Hannah Tinti Recommends
“I just finished The Night Country by Stewart O’Nan,” Tinti says. “It’s amazing the best book I’ve read in a while. I heard O’Nan give a reading from it at the Brattleboro Literary Festival in October. Since The Night Country was one of the few books of O’Nan’s that I hadn’t picked up yet, I bought a copy to read when I got home. It turned out to be the perfect Halloween novel: A group of five teenagers are in a terrible car accident in a New England town. Three of them are killed. Two survive. Now here’s the cool part the book is narrated from the point of view of the dead teenagers.
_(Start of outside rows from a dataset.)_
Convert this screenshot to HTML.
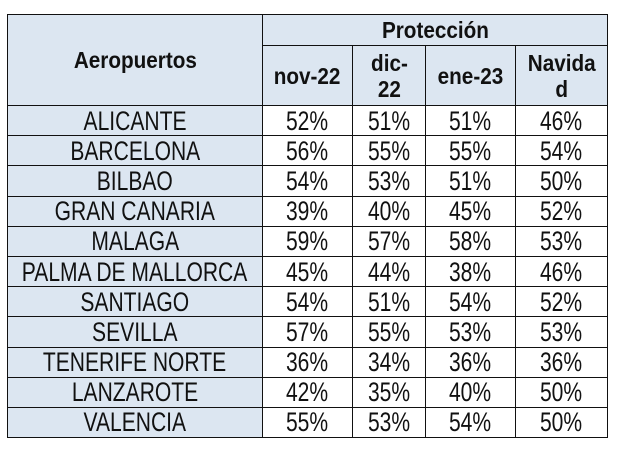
<!DOCTYPE html>
<html><head><meta charset="utf-8"><style>
html,body{margin:0;padding:0;background:#fff;width:620px;height:450px;overflow:hidden}
table{position:absolute;left:7px;top:14px;width:600px;table-layout:fixed;border-collapse:collapse;font-family:"Liberation Sans",sans-serif;color:#111}
td{border:1.5px solid #111;padding:0;text-align:center;font-size:27px;line-height:26px;height:29.2px;overflow:visible;white-space:nowrap}
td span{display:inline-block;white-space:nowrap;transform:scaleX(.78);margin:0 -60px}
.h{background:#dce6f1;font-weight:bold;font-size:23px}
.h span{transform:scaleX(.9)}
.a{background:#dce6f1}
</style></head><body>
<table>
<colgroup><col style="width:255px"><col style="width:90px"><col style="width:73px"><col style="width:90px"><col style="width:92px"></colgroup>
<tr><td class="h" rowspan="2" style="height:90px"><span>Aeropuertos</span></td><td class="h" colspan="4" style="height:30px"><span>Protección</span></td></tr>
<tr><td class="h" style="height:59px"><span>nov-22</span></td><td class="h"><span>dic-<br>22</span></td><td class="h"><span>ene-23</span></td><td class="h"><span>Navida<br>d</span></td></tr>
<tr><td class="a"><span>ALICANTE</span></td><td><span>52%</span></td><td><span>51%</span></td><td><span>51%</span></td><td><span>46%</span></td></tr>
<tr><td class="a"><span>BARCELONA</span></td><td><span>56%</span></td><td><span>55%</span></td><td><span>55%</span></td><td><span>54%</span></td></tr>
<tr><td class="a"><span>BILBAO</span></td><td><span>54%</span></td><td><span>53%</span></td><td><span>51%</span></td><td><span>50%</span></td></tr>
<tr><td class="a"><span>GRAN CANARIA</span></td><td><span>39%</span></td><td><span>40%</span></td><td><span>45%</span></td><td><span>52%</span></td></tr>
<tr><td class="a"><span>MALAGA</span></td><td><span>59%</span></td><td><span>57%</span></td><td><span>58%</span></td><td><span>53%</span></td></tr>
<tr><td class="a"><span>PALMA DE MALLORCA</span></td><td><span>45%</span></td><td><span>44%</span></td><td><span>38%</span></td><td><span>46%</span></td></tr>
<tr><td class="a"><span>SANTIAGO</span></td><td><span>54%</span></td><td><span>51%</span></td><td><span>54%</span></td><td><span>52%</span></td></tr>
<tr><td class="a"><span>SEVILLA</span></td><td><span>57%</span></td><td><span>55%</span></td><td><span>53%</span></td><td><span>53%</span></td></tr>
<tr><td class="a"><span>TENERIFE NORTE</span></td><td><span>36%</span></td><td><span>34%</span></td><td><span>36%</span></td><td><span>36%</span></td></tr>
<tr><td class="a"><span>LANZAROTE</span></td><td><span>42%</span></td><td><span>35%</span></td><td><span>40%</span></td><td><span>50%</span></td></tr>
<tr><td class="a"><span>VALENCIA</span></td><td><span>55%</span></td><td><span>53%</span></td><td><span>54%</span></td><td><span>50%</span></td></tr>
</table>
</body></html>
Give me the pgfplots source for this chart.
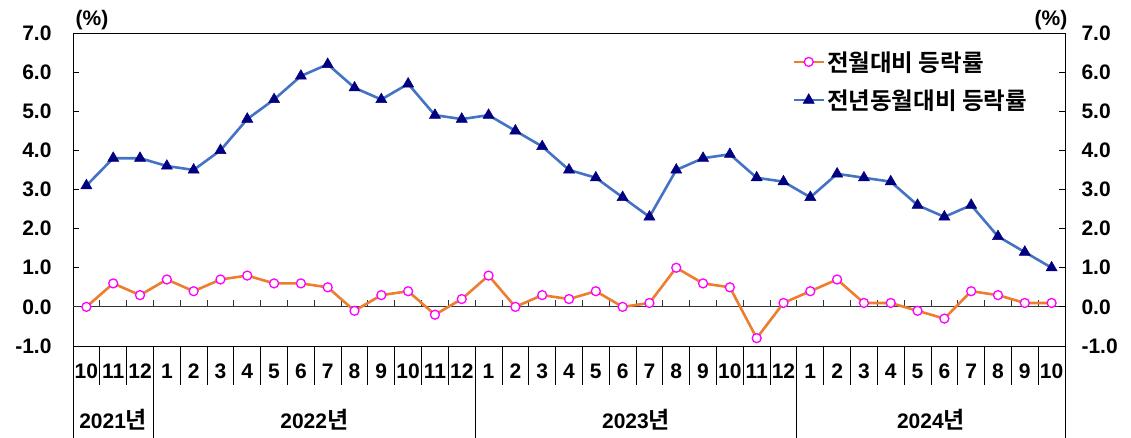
\documentclass[border=0pt]{standalone}
\usepackage{fontspec}
\setmainfont{Liberation Sans}
\newfontfamily\kr{Noto Sans CJK KR}[BoldFont={Noto Sans CJK KR Bold}]
\usepackage{pgfplots}
\usepackage{pgfplotstable}
\pgfplotsset{compat=1.18}
\definecolor{orangeline}{HTML}{ED7D31}
\definecolor{blueline}{HTML}{4472C4}
\definecolor{navy}{HTML}{000080}
\definecolor{mag}{HTML}{FF00FF}

\pgfplotstableread{
x mom yoy
0.5 0.0 3.1
1.5 0.6 3.8
2.5 0.3 3.8
3.5 0.7 3.6
4.5 0.4 3.5
5.5 0.7 4.0
6.5 0.8 4.8
7.5 0.6 5.3
8.5 0.6 5.9
9.5 0.5 6.2
10.5 -0.1 5.6
11.5 0.3 5.3
12.5 0.4 5.7
13.5 -0.2 4.9
14.5 0.2 4.8
15.5 0.8 4.9
16.5 0.0 4.5
17.5 0.3 4.1
18.5 0.2 3.5
19.5 0.4 3.3
20.5 0.0 2.8
21.5 0.1 2.3
22.5 1.0 3.5
23.5 0.6 3.8
24.5 0.5 3.9
25.5 -0.8 3.3
26.5 0.1 3.2
27.5 0.4 2.8
28.5 0.7 3.4
29.5 0.1 3.3
30.5 0.1 3.2
31.5 -0.1 2.6
32.5 -0.3 2.3
33.5 0.4 2.6
34.5 0.3 1.8
35.5 0.1 1.4
36.5 0.1 1.0
}\datatable

\newcommand{\numfont}{\bfseries\fontsize{21}{25}\selectfont}

\begin{document}
\begin{tikzpicture}
\useasboundingbox (0,0) rectangle (1131pt,438pt);
\begin{axis}[
  at={(73pt,92pt)}, anchor=south west,
  scale only axis, width=992pt, height=313pt,
  xmin=0, xmax=37, ymin=-1, ymax=7,
  clip=false,
  axis line style={black, line width=0.9pt},
  xtick=data,
  xticklabels={10,11,12,1,2,3,4,5,6,7,8,9,10,11,12,1,2,3,4,5,6,7,8,9,10,11,12,1,2,3,4,5,6,7,8,9,10},
  xtick style={draw=none},
  xticklabel style={anchor=base, yshift=-33pt, font=\numfont},
  ytick={-1,0,1,2,3,4,5,6,7},
  yticklabels={-1.0,0.0,1.0,2.0,3.0,4.0,5.0,6.0,7.0},
  ytick pos=left,
  tick align=inside, major tick length=6pt,
  ytick style={black, line width=0.9pt},
  yticklabel style={font=\numfont, xshift=-18pt},
  legend style={draw=none, fill=none, at={(0.722,0.955)}, anchor=north west,
    font=\kr\bfseries\fontsize{23.5}{27}\selectfont, row sep=13pt},
  legend cell align=left,
  legend image code/.code={\draw[mark repeat=2, mark phase=2, #1] plot coordinates {(0pt,0pt) (15pt,0pt) (30pt,0pt)};},
]
% zero line and its small ticks
\draw[black!80, line width=0.9pt] (axis cs:0,0) -- (axis cs:37,0);
\pgfplotsinvokeforeach{1,...,36}{\draw[black!80, line width=0.9pt] (axis cs:#1,0) -- ([yshift=7pt]axis cs:#1,0);}
% separators below the plot
\pgfplotsinvokeforeach{1,2,4,5,6,7,8,9,10,11,12,13,14,16,17,18,19,20,21,22,23,24,25,26,28,29,30,31,32,33,34,35,36}{\draw[black, line width=0.9pt] (axis cs:#1,-1) -- ([yshift=-39pt]axis cs:#1,-1);}
\pgfplotsinvokeforeach{0,3,15,27,37}{\draw[black, line width=0.9pt] (axis cs:#1,-1) -- ([yshift=-92pt]axis cs:#1,-1);}

\addplot[orangeline, line width=2.6pt, mark=*, mark size=4.5pt,
  mark options={draw=mag, fill=white, line width=1.3pt}]
  table[x=x, y=mom]{\datatable};
\addlegendentry{전월대비 등락률}
\addplot[blueline, line width=2.6pt, mark=triangle*, mark size=6.4pt,
  mark options={draw=navy, fill=navy, line width=0.5pt}]
  table[x=x, y=yoy]{\datatable};
\addlegendentry{전년동월대비 등락률}

\node[font=\numfont] at ([yshift=-74pt]axis cs:1.5,-1) {2021{\kr\fontsize{23}{27}\selectfont 년}};
\node[font=\numfont] at ([yshift=-74pt]axis cs:9,-1) {2022{\kr\fontsize{23}{27}\selectfont 년}};
\node[font=\numfont] at ([yshift=-74pt]axis cs:21,-1) {2023{\kr\fontsize{23}{27}\selectfont 년}};
\node[font=\numfont] at ([yshift=-74pt]axis cs:32,-1) {2024{\kr\fontsize{23}{27}\selectfont 년}};
\end{axis}

\begin{axis}[
  at={(73pt,92pt)}, anchor=south west,
  scale only axis, width=992pt, height=313pt,
  xmin=0, xmax=37, ymin=-1, ymax=7,
  axis x line=none, axis y line*=right,
  axis line style={black, line width=0.9pt},
  ytick={-1,0,1,2,3,4,5,6,7},
  yticklabels={-1.0,0.0,1.0,2.0,3.0,4.0,5.0,6.0,7.0},
  tick align=inside, major tick length=6pt,
  ytick style={black, line width=0.9pt},
  yticklabel style={font=\numfont, xshift=13pt},
]
\addplot[draw=none] coordinates {(0,0)};
\end{axis}

\node[font=\numfont] at (92pt,418pt) {(\%)};
\node[font=\numfont] at (1051pt,418pt) {(\%)};
\end{tikzpicture}
\end{document}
It sounds impossible to pull off, but Stewart O’Nan handles it brilliantly. His writing is just plain beautiful, heartbreaking and threaded with sharp black humor. The story picks up year later the first anniversary of the crash Halloween, of course, and the ghosts are zipping in and out of people’s heads. Then it gets really exciting one of the living teenagers, Tim, is planning on re-creating the crash, killing himself and the other survivor, a boy named Kyle who is now brain-damaged. Throw into the mix Officer Brooks, the policeman trying to stop it from happening again, and Kyle’s mom, whose life has been turned upside down by her son’s disability, and you have an emotionally gripping, white-knuckle countdown literary thriller.”
Hannah Tinti grew up in Salem, Massachusetts. Her short story collection, Animal Crackers, was published by the Dial Press in March 2004. She is currently the editor of One Story magazine.